The Forum itself is inspiring, yet very taxing. The speeches are so full and rich, and it takes all your concentration to follow. But it is so full of learning.
Yesterday we were welcomed by Cardinal Stanislaw Rylko (President of the Pontifical Council of the Laity). A message was read to us – from Pope Benedict XVI. A talk on love (“Made to love: the truth and beauty of love”) by Cardinal Carlo Caffarra, the Archbishop of Bologna (with sharings from some participants – from Russia, Madagascar, Uzbekistan, Uruguay and USA). A talk on the problems of the youth (“To live and grow in true love: challenges and difficulties for young people in our times – An overview of the situation of youth today”) by Monsignor Tony Anatrella from Paris, France.
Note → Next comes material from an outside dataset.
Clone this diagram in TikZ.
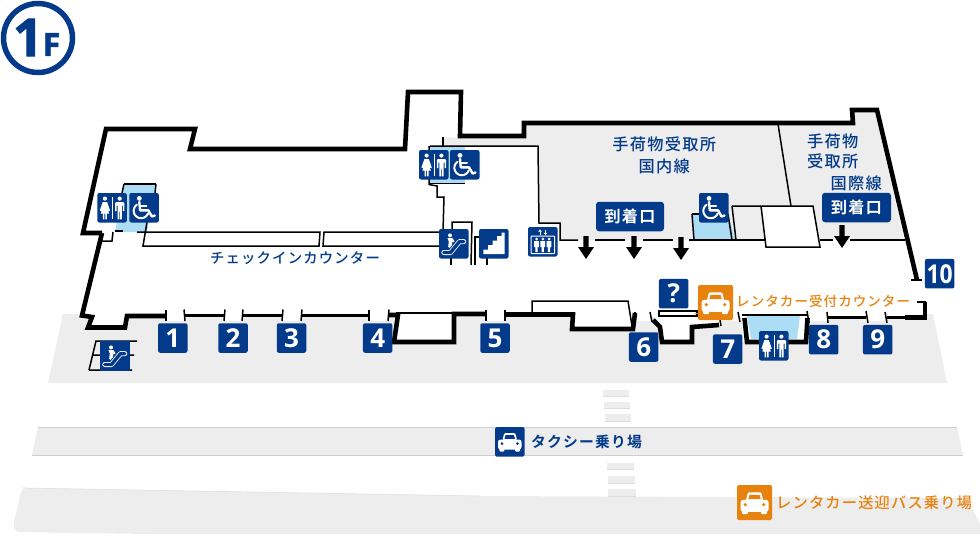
\documentclass[tikz,border=0pt]{standalone}
\usepackage{fontspec}
\newfontfamily\jp[LetterSpace=8]{Noto Sans CJK JP Medium}
\newfontfamily\jpb[LetterSpace=8]{Noto Sans CJK JP Bold}
\newfontfamily\numf{Open Sans Bold}
\newfontfamily\numh[FakeBold=2]{Open Sans Bold}
\definecolor{navy}{HTML}{033B8A}
\definecolor{org}{HTML}{E8820E}
\definecolor{lblue}{HTML}{ADDCF5}
\definecolor{gfl}{HTML}{EDEDED}
\definecolor{gln}{HTML}{CFCFCF}
\tikzset{
 wall/.style={line width=4.6pt,line join=miter,line cap=butt},
 mid/.style={line width=3pt,line join=miter},
 thin/.style={line width=1.5pt,line join=miter},
 badge/.style={fill=navy,rounded corners=2pt,text=white,inner sep=0pt,minimum size=29.5pt,font=\numf\fontsize{26}{26}\selectfont},
 sign/.style={fill=navy,rounded corners=3pt,text=white,inner sep=0pt,minimum height=29.5pt,font=\jpb\fontsize{16}{16}\selectfont},
 lab/.style={text=navy,inner sep=0pt,font=\jp\fontsize{16.2}{16}\selectfont},
 olab/.style={text=org,inner sep=0pt,font=\jp\fontsize{14}{15}\selectfont},
 ic/.style={fill=navy,rounded corners=2pt,draw=none},
 wh/.style={fill=white,draw=none},
}
\newcommand{\toiletic}[2]{\begin{scope}[shift={(#1,#2)}]
 \fill[ic] (0,0) rectangle (29.5,29.5);
 \fill[wh] (7.6,5.6) circle (2.1);
 \fill[wh] (5.4,9) -- (9.8,9) -- (12.8,17.6) -- (11.2,18) -- (9.6,13.5) -- (11.8,20.5) -- (9.6,20.5) -- (9.6,26.3) -- (8.1,26.3) -- (8.1,20.5) -- (7.1,20.5) -- (7.1,26.3) -- (5.6,26.3) -- (5.6,20.5) -- (3.4,20.5) -- (5.6,13.5) -- (4,18) -- (2.4,17.6) -- cycle;
 \fill[wh] (15,4) rectangle (15.7,26);
 \fill[wh] (22.4,5.6) circle (2.1);
 \fill[wh] (19,9) -- (25.8,9) -- (27,10) -- (27,18.2) -- (25.5,18.2) -- (25.5,12.5) -- (24.6,12.5) -- (24.6,26.3) -- (22.9,26.3) -- (22.9,18.5) -- (22,18.5) -- (22,26.3) -- (20.3,26.3) -- (20.3,12.5) -- (19.4,12.5) -- (19.4,18.2) -- (17.9,18.2) -- (17.9,10) -- cycle;
 \end{scope}}
\newcommand{\wheelic}[2]{\begin{scope}[shift={(#1,#2)}]
 \fill[ic] (0,0) rectangle (29.5,29.5);
 \fill[wh] (10,5.4) circle (2.4);
 \draw[white,line width=2.4pt,line cap=round,line join=round] (10,9) -- (10.8,17.3) -- (19,17.3) -- (22.6,23.5) -- (25.5,22.5);
 \draw[white,line width=2pt,line cap=round] (10.5,13) -- (17,13);
 \draw[white,line width=2pt,line cap=round] plot[domain=235:20,samples=24,smooth] ({11.8+7.4*cos(\x)},{17.8+7.4*sin(\x)});
 \end{scope}}
\newcommand{\caric}[4]{\begin{scope}[shift={(#1,#2)},scale=#3]
 \fill[#4,rounded corners=1.5pt] (0,0) rectangle (29.5,29.5);
 \fill[white,rounded corners=1pt] (7.5,13) -- (9.2,6.2) -- (20.3,6.2) -- (22,13) -- cycle;
 \fill[#4] (10.6,8.2) -- (18.9,8.2) -- (20,11.8) -- (9.5,11.8) -- cycle;
 \fill[white,rounded corners=2.5pt] (3,12.5) rectangle (26.5,22.5);
 \fill[white,rounded corners=1pt] (4.3,20) rectangle (9.3,24.5);
 \fill[white,rounded corners=1pt] (20.2,20) rectangle (25.2,24.5);
 \fill[#4] (7,16.5) circle (1.5);
 \fill[#4] (22.5,16.5) circle (1.5);
 \end{scope}}
\newcommand{\escic}[3]{\begin{scope}[shift={(#1,#2)}]
 \fill[navy,rounded corners=#3] (0,0) rectangle (29.5,29.5);
 \draw[white,line width=5pt,line cap=round,line join=round] (4.8,23.5) -- (11.5,23.5) -- (20.5,12.6) -- (24.8,12.6);
 \draw[navy,line width=3.4pt,line cap=round,line join=round] (4.8,23.5) -- (11.5,23.5) -- (20.5,12.6) -- (24.8,12.6);
 \fill[wh] (11,6.4) circle (2);
 \fill[wh] (8.5,9.2) -- (13.5,9.2) -- (15.6,12.3) -- (14,13.4) -- (13.2,12.4) -- (13.2,15.8) -- (10.4,19) -- (9.2,17.5) -- (9.8,12.5) -- cycle;
 \end{scope}}
\newcommand{\downarrowic}[2]{\fill[black] (#1-2.6,#2) -- (#1+2.6,#2) -- (#1+2.6,#2+11) -- (#1+8,#2+11) -- (#1,#2+23) -- (#1-8,#2+11) -- (#1-2.6,#2+11) -- cycle;}
\begin{document}
\begin{tikzpicture}[x=1pt,y=-1pt,line cap=butt]
\useasboundingbox (0,0) rectangle (980,557);
% ground bands
\fill[gfl] (63,314) -- (933,314) -- (947,383) -- (48,383) -- cycle;
\fill[gfl] (38,427) -- (957,427) -- (963,455) -- (32,455) -- cycle;
\draw[gln,line width=.9pt] (38,427) -- (957,427);
\draw[gln,line width=.9pt] (32,455.3) -- (963,455.3);
\fill[gfl,rounded corners=4pt] (22,488) -- (480,496) -- (967,498) -- (985,534) -- (149,534) -- (16,532) -- (13,526) -- cycle;
\draw[gln!60,line width=.7pt] (22,488) -- (480,496);
% crossing stripes
\foreach \a/\b/\c/\d in {603/629/390/396,604/630/402/408,605/631/413.5/421,607/634/463/469.5,607.5/635/476/483,608/636/489/496}{
 \fill[gfl] (\a,\c) rectangle (\b,\d);
 \draw[gln!70,line width=.5pt] (\a,\d) -- (\b,\d);}
% floor interior white
\fill[white] (106,129) -- (195,129) -- (190,149) -- (405,149) -- (408,92) -- (461,92) -- (460,136) -- (524,136) -- (524,123) -- (852,123) -- (852,110) -- (877,110) -- (917,280) -- (925,317) -- (88,317) -- (102,233) -- (83,233) -- cycle;
% door patches & recess boxes
\foreach \a/\b in {166/184,225/243,283/302,369/389,486/505,636/651,721/739,807/828,866/887}{\fill[white] (\a,314) rectangle (\b,321);}
\fill[white] (88,315) -- (92,317) -- (88,327) -- (125,327) -- (127,314) -- cycle;
\fill[white] (396,312) rectangle (454,342);
\fill[white] (573,312) rectangle (632,329);
\fill[white] (653,312) -- (725,312) -- (720,325) -- (692,327) -- (692,342) -- (662,342) -- (660,327) -- cycle;
\fill[white] (742,312) rectangle (807,342);
% grey rooms
\fill[gfl] (443,137) -- (460,138) -- (526,138) -- (526,125) -- (854,125) -- (854,112) -- (875,112) -- (904,240) -- (560,240) -- (560,223) -- (539,223) -- (538,146) -- (443,146) -- cycle;
% light-blue rooms
\fill[lblue] (124,184) -- (156,184) -- (147,232) -- (115,232) -- cycle;
\fill[lblue] (430,147) rectangle (465,184);
\fill[lblue] (692,214) -- (728,214) -- (735.5,240) -- (694,240) -- cycle;
\fill[lblue] (747,316) -- (800,316) -- (797,339) -- (751,339) -- cycle;
% white box in intl area
\fill[white] (761,206) -- (813,206) -- (820,247) -- (766,247) -- cycle;
% thick walls
\draw[wall] (102,233) -- (82,315.5) -- (92,317) -- (88,327.5) -- (125,327.5) -- (127,316) -- (166,316);
\draw[wall,line join=miter] (102,233) -- (83,233) -- (106,129) -- (195,129) -- (190,149) -- (405,149) -- (408,92) -- (461,92) -- (460,136) -- (524,136) -- (524,123) -- (853,123) -- (852,110) -- (877,110) -- (917,280);
\draw[mid] (184,315.5) -- (225,315.5) (243,315.5) -- (283,315.5) (302,315.5) -- (369,315.5);
\draw[wall] (389,315) -- (398,315) -- (394,342) -- (454,342) -- (454,314) -- (486,314);
\draw[wall] (505,314.5) -- (573,314.5) -- (572,329) -- (633,329) -- (635,313);
\draw[wall] (653,320) -- (660,327) -- (662,342) -- (692,342) -- (692,327) -- (719,325);
\draw[wall] (744.5,318) -- (747,342) -- (806,342) -- (807.5,318);
\draw[mid] (827,317) -- (866,317) (887,317) -- (925,317);
\draw[wall] (925,302) -- (925,317.5) -- (905,317.5);
% door ticks
\foreach \a/\b in {166/166,184/185,225/224,243/242,283/282,302/301,369/369,389/388,486/486,505/505}{\draw[thin] (\a,309.5) -- (\b,321);}
\draw[thin] (635,312) -- (635,322);
\draw[thin] (650,312) -- (652,322);
\draw[thin] (720,320) -- (721,326);
\draw[thin] (738,312) -- (740,322);
\draw[thin] (807,311) -- (809,323) (827,312) -- (828,323) (866,311) -- (868,323) (885,312) -- (887,323);
\draw[thin] (911,280) -- (922,280);
\draw[thin] (917,302) -- (926,302);
% thin interior lines
\draw[thin] (742,315) -- (807,315);
\draw[thin] (396,313) -- (452,313);
\draw[thin] (532,314) -- (532,301) -- (628,301) -- (632,326);
\draw[thin,fill=white] (659,311) rectangle (697,316);
\draw[org,line width=1.6pt] (695,313.5) -- (700,313.5);
\draw[thin] (124,184) -- (156,184);
\draw[thin] (124,184) -- (122,193);
\draw[thin] (156,184) -- (155,193);
\draw[thin] (113,232) -- (112,241) -- (102,241);
\draw[thin] (115,231) -- (123,231);
\draw[thin] (137,232) -- (320,232) -- (319,246) -- (143,246) -- (147,222);
\draw[thin] (440,232) -- (324,232) -- (323,246) -- (440,246);
\draw[thin] (443,146) -- (443,137);
\draw[thin] (430,146) -- (538,146) -- (539,223) -- (560,223) -- (560,240) -- (578,240);
\draw[thin] (595,240) -- (625,240) (643,240) -- (673,240) (689,240) -- (765,240) (820,240) -- (833,240) (850,240) -- (905,240);
\draw[thin] (429,146) -- (429,184.5) -- (437,186) -- (437,197) -- (444,197) -- (443,231);
\draw[thin] (429,183.5) -- (465,183.5);
\draw[thin] (452,231) -- (452,222) -- (472,222) -- (471,265);
\draw[thin] (475,265) -- (475,237) -- (479,237);
\draw[thin] (451,257) -- (451,265) (487,257) -- (487,265);
\draw[thin] (778,124) -- (791,206);
\draw[thin] (692,214) -- (728,214);
\draw[thin] (692,214) -- (694,240);
\draw[thin] (728,214) -- (732,240);
\draw[thin] (732,206) -- (813,206) -- (820,247) -- (766,247) -- (761,206);
\draw[thin] (732,206) -- (736,240);
% arrows
\downarrowic{586}{236}
\downarrowic{634}{236}
\downarrowic{681}{237}
\downarrowic{842}{225}
% bottom-left escalator lines
\draw[thin] (95,341) -- (137,341) (92,355) -- (134,355) (89,370) -- (132,370) (96,341) -- (89,370);
% icons
\toiletic{97.3}{193}
\wheelic{129.3}{193}
\toiletic{419}{150}
\wheelic{450}{150}
\wheelic{699}{193}
\toiletic{759}{331}
\escic{439}{229}{2pt}
\escic{100}{341}{0pt}
% stairs
\begin{scope}[shift={(479,229)}]
 \fill[ic] (0,0) rectangle (29.5,29.5);
 \fill[wh] (4.3,25) -- (4.3,20.5) -- (9,20.5) -- (9,16) -- (13.5,16) -- (13.5,11.5) -- (18,11.5) -- (18,7) -- (22.5,7) -- (22.5,3.5) -- (25.5,3.5) -- (25.5,25) -- cycle;
\end{scope}
% elevator
\begin{scope}[shift={(528,227)}]
 \fill[ic] (0,0) rectangle (29.5,29.5);
 \draw[white,line width=1pt,rounded corners=.5pt] (3,9) rectangle (26.5,26.5);
 \foreach \c in {8.5,14.75,21}{
 \fill[wh] (\c,12) circle (1.5);
 \fill[wh] (\c-2.4,14) -- (\c+2.4,14) -- (\c+2.4,20) -- (\c+1.2,20) -- (\c+1.2,25) -- (\c-1.2,25) -- (\c-1.2,20) -- (\c-2.4,20) -- cycle;}
 \draw[white,line width=.7pt] (12,3) -- (12,7.5) (17.5,3) -- (17.5,7.5);
 \fill[wh] (10.2,4.6) -- (12,2.4) -- (13.8,4.6) -- cycle;
 \fill[wh] (15.7,5.9) -- (17.5,8.1) -- (19.3,5.9) -- cycle;
\end{scope}
% cars
\caric{495}{427}{1}{navy}
\caric{698}{285}{1.19}{org}
\caric{737}{485}{1.19}{org}
% number badges
\node[badge] (n1) at (172.8,338) {1};
\node[badge] (n2) at (233,338) {2};
\node[badge] (n3) at (291.5,338) {3};
\node[badge] (n4) at (377.7,338) {4};
\node[badge] (n5) at (495,338) {5};
\node[badge] (n6) at (643.7,347) {6};
\node[badge] (n7) at (727.7,349) {7};
\node[badge] (n8) at (823.7,339.7) {8};
\node[badge] (n9) at (877.7,339.7) {9};
\node[badge] (n10) at (939.7,273.7) {\scalebox{.88}[1]{10}};
\node[badge] (nq) at (673.7,293.7) {?};
% arrival signs
\node[sign,minimum width=68pt] (a1) at (630,216.5) {到着口};
\node[sign,minimum width=69pt] (a2) at (856.5,207.5) {到着口};
% labels
\node[lab] (t1) at (664.3,144) {手荷物受取所};
\node[lab] (t2) at (664.3,166) {国内線};
\node[lab,anchor=west] (t3) at (807,141) {手荷物};
\node[lab,anchor=west] (t4) at (807,161) {受取所};
\node[lab,anchor=west] (t5) at (830.5,183) {国際線};
\node[lab,font=\jp\fontsize{14.4}{15}\selectfont] (t6) at (295,258.5) {チェックインカウンター};
\node[lab,anchor=west,font=\jpb\fontsize{14.8}{15}\selectfont] (t7) at (531,442) {タクシー乗り場};
\node[olab,anchor=west,font=\jp\fontsize{13.5}{14}\selectfont] (t8) at (736,301.5) {レンタカー受付カウンター};
\node[olab,anchor=west,font=\jp\fontsize{15.2}{15}\selectfont] (t9) at (776,503) {レンタカー送迎バス乗り場};
% 1F
\draw[navy,line width=5.5pt,fill=white] (38,38) circle (34.5);
\node[text=navy,inner sep=0pt,font=\numh\fontsize{52}{52}\selectfont] (f1) at (28,37.5) {1};
\node[text=navy,inner sep=0pt,font=\numh\fontsize{32}{32}\selectfont] (f2) at (51.5,44.5) {F};
\end{tikzpicture}
\end{document}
And group discussions. It was a full day. We ended with a multi-lingual mass. This is beauty.
In the group discussions, I mentioned that in the Philippines, divorce is illegal. One other delegate was so surprised! And I think, even shocked that there existed a place where you couldn’t get a divorce. I am still mulling it over if she was shocked in a good way, or shocked that there was no way out. I hope it was in a good way. And then, when talking about homosexuality, there were more liberal views from the European countries. It is interesting to see all this, and how we are all learning from one another.